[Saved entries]
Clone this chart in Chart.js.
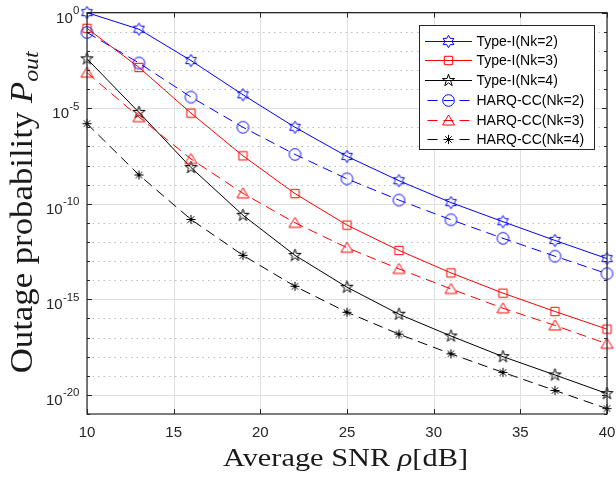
<!DOCTYPE html>
<html>
<head>
<meta charset="utf-8">
<script src="https://cdn.jsdelivr.net/npm/chart.js@4.4.1/dist/chart.umd.min.js"></script>
<style>
html,body{margin:0;padding:0;background:#ffffff;}
#wrap{width:616px;height:481px;}
canvas{display:block;}
</style>
</head>
<body>
<div id="wrap"><canvas id="chart" width="616" height="481"></canvas></div>
<script>
// ---------------- data ----------------
const snr = [10, 13, 16, 19, 22, 25, 28, 31, 34, 37, 40];
const typeI_Nk2 = [1, 1.35e-1, 3.1e-3, 5.0e-5, 1.0e-6, 3.0e-8, 1.6e-9, 1.15e-10, 1.15e-11, 1.2e-12, 1.35e-13];
const typeI_Nk3 = [1.5e-1, 1.35e-3, 5.5e-6, 3.2e-8, 3.4e-10, 7.6e-12, 3.6e-13, 2.4e-14, 2.1e-15, 2.3e-16, 2.75e-17];
const typeI_Nk4 = [3.8e-3, 6.0e-6, 7.8e-9, 2.5e-11, 2.0e-13, 4.3e-15, 1.66e-16, 1.2e-17, 1.0e-18, 1.1e-19, 1.17e-20];
const harq_Nk2 = [9.1e-2, 2.3e-3, 3.8e-5, 1.0e-6, 3.8e-8, 2.0e-9, 1.55e-10, 1.45e-11, 1.55e-12, 1.8e-13, 2.2e-14];
const harq_Nk3 = [7.2e-4, 3.4e-6, 2.2e-8, 3.5e-10, 1.0e-11, 5.0e-13, 3.9e-14, 3.5e-15, 3.4e-16, 4.3e-17, 4.7e-18];
const harq_Nk4 = [1.55e-6, 3.2e-9, 1.5e-11, 2.0e-13, 4.8e-15, 2.1e-16, 1.5e-17, 1.4e-18, 1.5e-19, 1.7e-20, 1.9e-21];
const seriesLabels = ['Type-I(Nk=2)', 'Type-I(Nk=3)', 'Type-I(Nk=4)', 'HARQ-CC(Nk=2)', 'HARQ-CC(Nk=3)', 'HARQ-CC(Nk=4)'];
const xTickValues = [10, 15, 20, 25, 30, 35, 40];
const yMajorExponents = [0, -5, -10, -15, -20];
const xTitleText = ['Average SNR ', 'ρ', '[dB]'];
const yTitleText = ['Outage probability ', 'P', 'out'];

// ---------------- styles ----------------
const AX = '#262626';
function makeMarker(kind, color) {
  const S = 19, m = S / 2;
  const c = document.createElement('canvas');
  c.width = S; c.height = S;
  const g = c.getContext('2d');
  g.strokeStyle = color; g.lineWidth = 1; g.lineJoin = 'miter';
  g.beginPath();
  if (kind === 'circle') {
    g.arc(m, m, 5.8, 0, Math.PI * 2);
  } else if (kind === 'square') {
    g.rect(m - 4.2, m - 4.2, 8.4, 8.4);
  } else if (kind === 'triangle') {
    g.moveTo(m, m - 5.5); g.lineTo(m + 6, m + 4.5); g.lineTo(m - 6, m + 4.5); g.closePath();
  } else if (kind === 'pentagram' || kind === 'hexagram') {
    const n = kind === 'pentagram' ? 5 : 6;
    const R = kind === 'pentagram' ? 6.4 : 6.2;
    const r = kind === 'pentagram' ? R * 0.382 : R * 0.577;
    for (let i = 0; i < 2 * n; i++) {
      const a = -Math.PI / 2 + i * Math.PI / n;
      const rr = i % 2 ? r : R;
      const px = m + rr * Math.cos(a), py = m + rr * Math.sin(a);
      if (i) g.lineTo(px, py); else g.moveTo(px, py);
    }
    g.closePath();
  } else if (kind === 'asterisk') {
    const r = 4.6;
    for (let i = 0; i < 4; i++) {
      const a = i * Math.PI / 4;
      g.moveTo(m - r * Math.cos(a), m - r * Math.sin(a));
      g.lineTo(m + r * Math.cos(a), m + r * Math.sin(a));
    }
  }
  g.stroke();
  return c;
}

const seriesValues = [typeI_Nk2, typeI_Nk3, typeI_Nk4, harq_Nk2, harq_Nk3, harq_Nk4];
const seriesColors = ['#0000ff', '#ff0000', '#000000', '#0000ff', '#ff0000', '#000000'];
const seriesMarkers = ['hexagram', 'square', 'pentagram', 'circle', 'triangle', 'asterisk'];
const seriesDashed = [false, false, false, true, true, true];
const DASH = [10, 6];

const datasets = seriesLabels.map((lab, i) => ({
  label: lab,
  data: snr.map((x, j) => ({ x: x, y: seriesValues[i][j] })),
  borderColor: seriesColors[i],
  backgroundColor: 'rgba(0,0,0,0)',
  borderWidth: 1,
  borderDash: seriesDashed[i] ? DASH : [],
  pointStyle: makeMarker(seriesMarkers[i], seriesColors[i]),
  pointRadius: 6,
  pointHoverRadius: 6,
  tension: 0,
  fill: false,
  clip: false,
  order: 6 - i
}));

// ---------------- helpers ----------------
function drawRuns(ctx, runs, targetW) {
  let W = 0;
  runs.forEach(r => { ctx.font = r.font; r.w = ctx.measureText(r.t).width; W += r.w; });
  const sx = targetW ? targetW / W : 1;
  ctx.save();
  ctx.scale(sx, 1);
  let cx = -W / 2;
  ctx.textAlign = 'left';
  ctx.textBaseline = 'alphabetic';
  runs.forEach(r => { ctx.font = r.font; ctx.fillText(r.t, cx, r.dy || 0); cx += r.w; });
  ctx.restore();
}
function hline(ctx, x1, x2, y) { ctx.beginPath(); ctx.moveTo(x1, y); ctx.lineTo(x2, y); ctx.stroke(); }
function vline(ctx, x, y1, y2) { ctx.beginPath(); ctx.moveTo(x, y1); ctx.lineTo(x, y2); ctx.stroke(); }

const matlabAxes = {
  id: 'matlabAxes',
  beforeDatasetsDraw(chart) {
    const { ctx, chartArea: a, scales } = chart;
    const xs = scales.x, ys = scales.y;
    ctx.save();
    ctx.lineWidth = 1;
    ctx.strokeStyle = '#bdbdbd';
    ctx.setLineDash([1.5, 4]);
    for (let e = -1; e >= -20; e--) {
      if (e % 5 === 0) continue;
      const py = Math.round(ys.getPixelForValue(Math.pow(10, e))) + 0.5;
      hline(ctx, a.left, a.right, py);
    }
    ctx.setLineDash([]);
    ctx.strokeStyle = '#dfdfdf';
    yMajorExponents.forEach(e => {
      const py = Math.round(ys.getPixelForValue(Math.pow(10, e))) + 0.5;
      hline(ctx, a.left, a.right, py);
    });
    xTickValues.forEach(v => {
      const px = Math.round(xs.getPixelForValue(v)) + 0.5;
      vline(ctx, px, a.top, a.bottom);
    });
    ctx.restore();
  },
  afterDatasetsDraw(chart) {
    const { ctx, chartArea: a, scales } = chart;
    const xs = scales.x, ys = scales.y;
    ctx.save();
    ctx.strokeStyle = AX; ctx.lineWidth = 1; ctx.setLineDash([]);
    xTickValues.forEach(v => {
      const px = Math.round(xs.getPixelForValue(v)) + 0.5;
      vline(ctx, px, a.bottom, a.bottom - 5);
      vline(ctx, px, a.top, a.top + 5);
    });
    for (let e = 0; e >= -21; e--) {
      const py = Math.round(ys.getPixelForValue(Math.pow(10, e))) + 0.5;
      const len = (e % 5 === 0) ? 5 : 3;
      hline(ctx, a.left, a.left + len, py);
      hline(ctx, a.right - len, a.right, py);
    }
    ctx.lineWidth = 1.2;
    ctx.strokeStyle = AX;
    ctx.strokeRect(a.left, a.top, a.right - a.left, a.bottom - a.top);

    // y tick labels (10^e)
    ctx.fillStyle = AX;
    ctx.textBaseline = 'alphabetic';
    yMajorExponents.forEach(e => {
      const py = ys.getPixelForValue(Math.pow(10, e));
      const expStr = e === 0 ? '0' : '-' + Math.abs(e);
      const right = a.left - 7.5;
      ctx.font = '11.5px "Liberation Sans", Arial, sans-serif';
      const ew = ctx.measureText(expStr).width;
      ctx.textAlign = 'left';
      ctx.fillText(expStr, right - ew, py + 1.5);
      ctx.font = '15px "Liberation Sans", Arial, sans-serif';
      ctx.textAlign = 'right';
      ctx.fillText('10', right - ew - 0.3, py + 10);
    });

    // x title
    ctx.fillStyle = '#1a1a1a';
    ctx.save();
    ctx.translate((a.left + a.right) / 2 - 1.5, 466);
    drawRuns(ctx, [
      { t: xTitleText[0], font: '26px "Liberation Serif", "Times New Roman", serif' },
      { t: xTitleText[1], font: 'italic 26px "Liberation Serif", "Times New Roman", serif' },
      { t: xTitleText[2], font: '26px "Liberation Serif", "Times New Roman", serif' }
    ], 245);
    ctx.restore();

    // y title
    ctx.save();
    ctx.translate(32, (a.top + a.bottom) / 2 - 1);
    ctx.rotate(-Math.PI / 2);
    drawRuns(ctx, [
      { t: yTitleText[0], font: '32px "Liberation Serif", "Times New Roman", serif' },
      { t: yTitleText[1], font: 'italic 32px "Liberation Serif", "Times New Roman", serif' },
      { t: yTitleText[2], font: 'italic 22px "Liberation Serif", "Times New Roman", serif', dy: 6 }
    ], 322);
    ctx.restore();

    // legend
    const L = 419.5, T = 25.5, R = 594.5, B = 149.5;
    ctx.fillStyle = '#ffffff';
    ctx.fillRect(L, T, R - L, B - T);
    ctx.lineWidth = 1;
    ctx.strokeStyle = AX;
    ctx.strokeRect(L, T, R - L, B - T);
    const rowY0 = 40.7, rowStep = 19.72;
    chart.data.datasets.forEach((ds, i) => {
      const cy = Math.round(rowY0 + i * rowStep) + 0.5;
      const x1 = 425, x2 = 472, cx = (x1 + x2) / 2;
      ctx.save();
      ctx.strokeStyle = ds.borderColor;
      ctx.lineWidth = 1;
      if (ds.borderDash && ds.borderDash.length) {
        ctx.setLineDash(ds.borderDash);
        const period = ds.borderDash[0] + ds.borderDash[1];
        const startOfCenterDash = cx - ds.borderDash[0] / 2;
        let off = (x1 - startOfCenterDash) % period;
        if (off < 0) off += period;
        ctx.lineDashOffset = off;
      }
      hline(ctx, x1, x2, cy);
      ctx.restore();
      const img = ds.pointStyle;
      ctx.drawImage(img, Math.round(cx - img.width / 2), Math.round(cy - img.height / 2));
      ctx.fillStyle = '#000000';
      ctx.font = '14px "Liberation Sans", Arial, sans-serif';
      ctx.textAlign = 'left';
      ctx.textBaseline = 'middle';
      ctx.fillText(ds.label, 476.5, cy + 0.5);
    });
    ctx.restore();
  }
};

new Chart(document.getElementById('chart'), {
  type: 'line',
  data: { datasets: datasets },
  options: {
    responsive: false,
    animation: false,
    devicePixelRatio: 1,
    layout: { padding: { left: 87, right: 9, top: 12.6, bottom: 39 } },
    plugins: { legend: { display: false }, tooltip: { enabled: false } },
    scales: {
      x: {
        type: 'linear', min: 10, max: 40,
        grid: { display: false, drawTicks: false },
        border: { display: false },
        ticks: {
          stepSize: 5, autoSkip: false, maxRotation: 0, minRotation: 0, padding: 10,
          color: AX, font: { family: '"Liberation Sans", Arial, sans-serif', size: 15, lineHeight: 1.2 }
        },
        afterFit(scale) { scale.height = 28; scale.paddingLeft = 0; scale.paddingRight = 0; }
      },
      y: {
        type: 'logarithmic', min: 1e-21, max: 1,
        display: false
      }
    }
  },
  plugins: [matlabAxes]
});
</script>
</body>
</html>
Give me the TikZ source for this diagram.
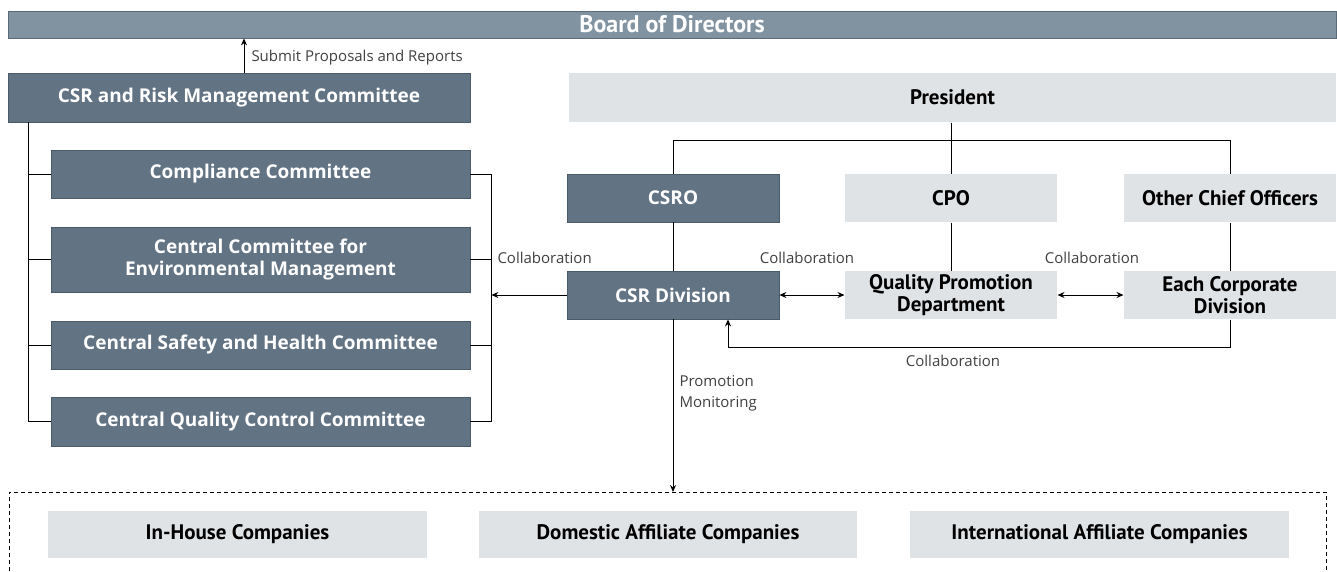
\documentclass[tikz,border=0pt]{standalone}
\usepackage{fontspec}
\setmainfont{PT Sans}
\newfontfamily\darkfont{Open Sans}
\usetikzlibrary{arrows.meta,calc}
\definecolor{boardcol}{HTML}{8193A0}
\definecolor{boardline}{HTML}{5A6A77}
\definecolor{darkcol}{HTML}{627383}
\definecolor{darkline}{HTML}{4B5A67}
\definecolor{lightcol}{HTML}{E0E3E6}

\begin{document}
\begin{tikzpicture}[x=1pt, y=-1pt, line width=1pt,
    board/.style={fill=boardcol, draw=boardline, line width=0.8pt, text=white, inner sep=0pt,
      font=\bfseries\fontsize{24}{26}\selectfont},
    darkbox/.style={fill=darkcol, draw=darkline, line width=0.8pt, text=white, align=center, inner sep=0pt,
      font=\darkfont\bfseries\fontsize{19}{22}\selectfont},
    lightbox/.style={fill=lightcol, align=center, inner sep=0pt, font=\bfseries\fontsize{21}{22}\selectfont},
    lbl/.style={font=\darkfont\fontsize{15}{21}\selectfont, text=black!75, inner sep=0pt},
    arr/.style={-{Stealth[length=7pt,width=6pt]}},
    dbl/.style={{Stealth[length=7pt,width=6pt]}-{Stealth[length=7pt,width=6pt]}}]
  \useasboundingbox (0,0) rectangle (1337,571);

  % top
  \node[board, minimum width=1328, minimum height=27] (board) at (672,24.5) {Board of Directors};
  \node[darkbox, minimum width=462, minimum height=49] (csrrisk) at (239,97.5) {CSR and Risk Management Committee};
  \node[lightbox, minimum width=767, minimum height=49] (pres) at (952.5,97.5) {President};

  % committees
  \node[darkbox, minimum width=419, minimum height=48] (compl) at (260.5,174) {Compliance Committee};
  \node[darkbox, minimum width=419, minimum height=65] (envir) at (260.5,259.5) {Central Committee for\\Environmental Management};
  \node[darkbox, minimum width=419, minimum height=48] (safety) at (260.5,345) {Central Safety and Health Committee};
  \node[darkbox, minimum width=419, minimum height=49] (qualcc) at (260.5,421.5) {Central Quality Control Committee};

  % officers
  \node[darkbox, minimum width=212, minimum height=48] (csro) at (673,198) {CSRO};
  \node[lightbox, minimum width=212, minimum height=48] (cpo) at (951,198) {CPO};
  \node[lightbox, minimum width=212, minimum height=48] (other) at (1230,198) {Other Chief Officers};

  % divisions
  \node[darkbox, minimum width=212, minimum height=48] (csrdiv) at (673,295) {CSR Division};
  \node[lightbox, minimum width=212, minimum height=48] (qpd) at (951,295) {Quality Promotion\\Department};
  \node[lightbox, minimum width=212, minimum height=48] (ecd) at (1230,295) {Each Corporate\\Division};

  % group companies
  \coordinate (gnw) at (9,492);
  \coordinate (gne) at (1326,492);
  \draw[line width=0.8pt, dash pattern=on 4pt off 3pt] (9,571) -- (gnw) -- (gne) -- (1326,571);
  \node[lightbox, minimum width=379, minimum height=47] (inhouse) at (237.5,534.5) {In-House Companies};
  \node[lightbox, minimum width=378, minimum height=47] (domestic) at (668,534.5) {Domestic Affiliate Companies};
  \node[lightbox, minimum width=379, minimum height=47] (intl) at (1099.5,534.5) {International Affiliate Companies};

  % labels
  \node[lbl, anchor=west] (submitlbl) at (251,58) {Submit Proposals and Reports};
  \node[lbl, anchor=west] (collabA) at (497,258) {Collaboration};
  \node[lbl] (collabB) at (807,258) {Collaboration};
  \node[lbl] (collabC) at (1092,258) {Collaboration};
  \node[lbl] (collabD) at (953,361) {Collaboration};
  \node[lbl, anchor=west, align=left] (promo) at (679,393) {Promotion\\Monitoring};

  % connectors
  \coordinate (submitfoot) at ($(csrrisk.north)+(5,0)$);
  \draw[arr] (submitfoot) -- (submitfoot |- board.south);

  \coordinate (trunk) at ($(csrrisk.south west)+(21,0)$);
  \draw (trunk) |- (qualcc.west);
  \draw (trunk |- compl.west) -- (compl.west);
  \draw (trunk |- envir.west) -- (envir.west);
  \draw (trunk |- safety.west) -- (safety.west);

  \coordinate (brk) at ($(compl.east)+(21,0)$);
  \draw (compl.east) -- (brk) |- (qualcc.east);
  \draw (envir.east) -- (envir.east -| brk);
  \draw (safety.east) -- (safety.east -| brk);
  \draw[arr] (csrdiv.west) -- (csrdiv.west -| brk);

  \draw (pres.south -| cpo.north) -- (cpo.north);
  \draw (csro.north) -- ++(0,-33) -| (other.north);
  \draw (csro.south) -- (csrdiv.north);
  \draw (cpo.south) -- (qpd.north);
  \draw (other.south) -- (ecd.north);

  \draw[dbl] (csrdiv.east) -- (qpd.west);
  \draw[dbl] (qpd.east) -- (ecd.west);
  \draw[arr] (ecd.south) -- ++(0,28) -| ($(csrdiv.south)+(55,0)$);
  \draw[arr] (csrdiv.south) -- (csrdiv.south |- gnw);
\end{tikzpicture}
\end{document}
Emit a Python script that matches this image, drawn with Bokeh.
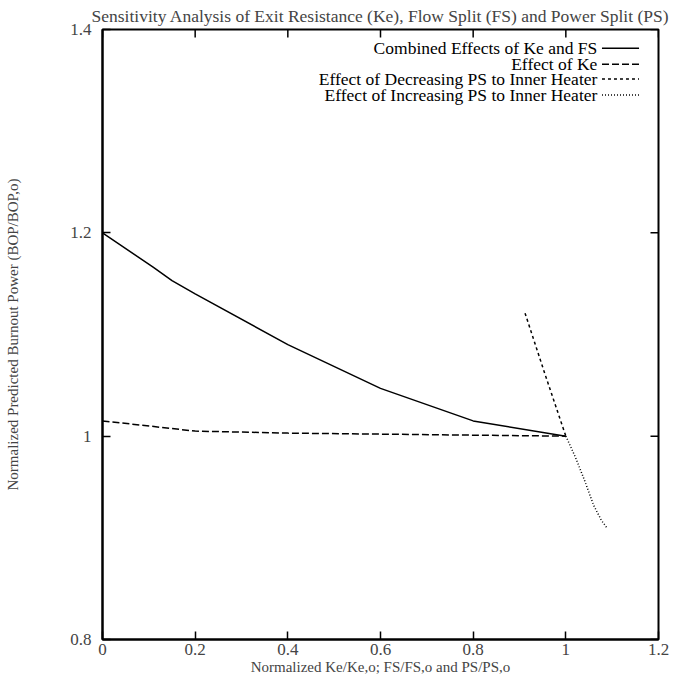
import math
from bokeh.plotting import figure
from bokeh.models import Range1d, FixedTicker, Label, Arrow
from bokeh.embed import file_html
from bokeh.resources import INLINE

# ---------------- data ----------------
title_text = "Sensitivity Analysis of Exit Resistance (Ke), Flow Split (FS) and Power Split (PS)"
x_label = "Normalized Ke/Ke,o; FS/FS,o and PS/PS,o"
y_label = "Normalized Predicted Burnout Power (BOP/BOP,o)"

x_ticks = [0, 0.2, 0.4, 0.6, 0.8, 1.0, 1.2]
x_tick_labels = ["0", "0.2", "0.4", "0.6", "0.8", "1", "1.2"]
y_ticks = [0.8, 1.0, 1.2, 1.4]
y_tick_labels = ["0.8", "1", "1.2", "1.4"]

combined_x = [0.0, 0.11, 0.15, 0.2, 0.4, 0.6, 0.8, 1.0]
combined_y = [1.2, 1.166, 1.153, 1.14, 1.09, 1.047, 1.015, 1.0]

ke_x = [0.0, 0.2, 0.4, 0.6, 0.8, 1.0]
ke_y = [1.015, 1.005, 1.003, 1.002, 1.001, 1.0]

dec_x = [0.912, 0.955, 1.0]
dec_y = [1.121, 1.061, 1.0]

inc_x = [1.0, 1.02, 1.04, 1.06, 1.077, 1.09]
inc_y = [1.0, 0.98, 0.957, 0.932, 0.917, 0.909]

legend_labels = [
    "Combined Effects of Ke and FS",
    "Effect of Ke",
    "Effect of Decreasing PS to Inner Heater",
    "Effect of Increasing PS to Inner Heater",
]

# ---------------- styles ----------------
FONT = "Liberation Serif"
dashes = ["solid", "7 3", "3 3", "1 2"]
widths = [1.5, 1.5, 1.5, 1.5]

p = figure(width=673, height=681, output_backend="svg", toolbar_location=None,
           x_range=Range1d(0, 1.2), y_range=Range1d(0.8, 1.4),
           min_border_left=102, min_border_right=15, min_border_top=29,
           min_border_bottom=42)

p.title.text = title_text
p.title.align = "center"
p.title.text_font = FONT
p.title.text_font_size = "17.5px"
p.title.text_font_style = "normal"
p.title.standoff = 7

p.grid.visible = False
p.outline_line_color = "black"
p.outline_line_width = 2
p.background_fill_color = "white"
p.border_fill_color = "white"


def style_axis(ax):
    ax.major_tick_in = 8
    ax.major_tick_out = 0
    ax.minor_tick_line_color = None
    ax.axis_line_color = "black"
    ax.axis_line_width = 2
    ax.major_tick_line_width = 1.5
    ax.major_label_text_font = FONT
    ax.major_label_text_font_size = "17px"
    ax.axis_label_text_font = FONT
    ax.axis_label_text_font_size = "15px"
    ax.axis_label_text_font_style = "normal"


xa = p.xaxis[0]
xa.ticker = FixedTicker(ticks=x_ticks)
xa.major_label_overrides = dict(zip(x_ticks, x_tick_labels))
xa.axis_label = x_label
style_axis(xa)
xa.major_label_standoff = 4
xa.axis_label_standoff = 1

ya = p.yaxis[0]
ya.ticker = FixedTicker(ticks=y_ticks)
ya.major_label_overrides = dict(zip(y_ticks, y_tick_labels))
ya.axis_label = y_label
style_axis(ya)
ya.major_label_standoff = 11
ya.axis_label_standoff = 46

# mirrored inward tick marks on top and right edges
p.ray(x=x_ticks, y=[1.4] * len(x_ticks), length=8, length_units="screen",
      angle=-math.pi / 2, line_color="black", line_width=1.5)
p.ray(x=[1.2] * len(y_ticks), y=y_ticks, length=8, length_units="screen",
      angle=math.pi, line_color="black", line_width=1.5)

series = [(combined_x, combined_y), (ke_x, ke_y), (dec_x, dec_y), (inc_x, inc_y)]
for (xs, ys), d, w in zip(series, dashes, widths):
    p.line(xs, ys, line_color="black", line_width=w, line_dash=d)

# manual legend (text right-aligned, sample to the right)
leg_y = [1.3815, 1.3659, 1.3512, 1.3356]
for lab, yy, d, w in zip(legend_labels, leg_y, dashes, widths):
    p.add_layout(Label(x=1.068, y=yy, text=lab, text_align="right",
                       text_baseline="middle", text_font=FONT,
                       text_font_size="17.5px", text_color="black"))
    p.add_layout(Arrow(end=None, x_start=1.078, y_start=yy, x_end=1.158,
                       y_end=yy, line_color="black", line_width=w,
                       line_dash=d))

open("out.html", "w").write(file_html(p, INLINE))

### Task prompt
Where a line of the entries contains the word "script", copy that line.

### Answer to the exercise
<script src="https://cdn.jsdelivr.net/npm/chart.js@4.4.1/dist/chart.umd.min.js"></script>
<script>
</script>
Emit a Python script that matches this image, drawn with Bokeh.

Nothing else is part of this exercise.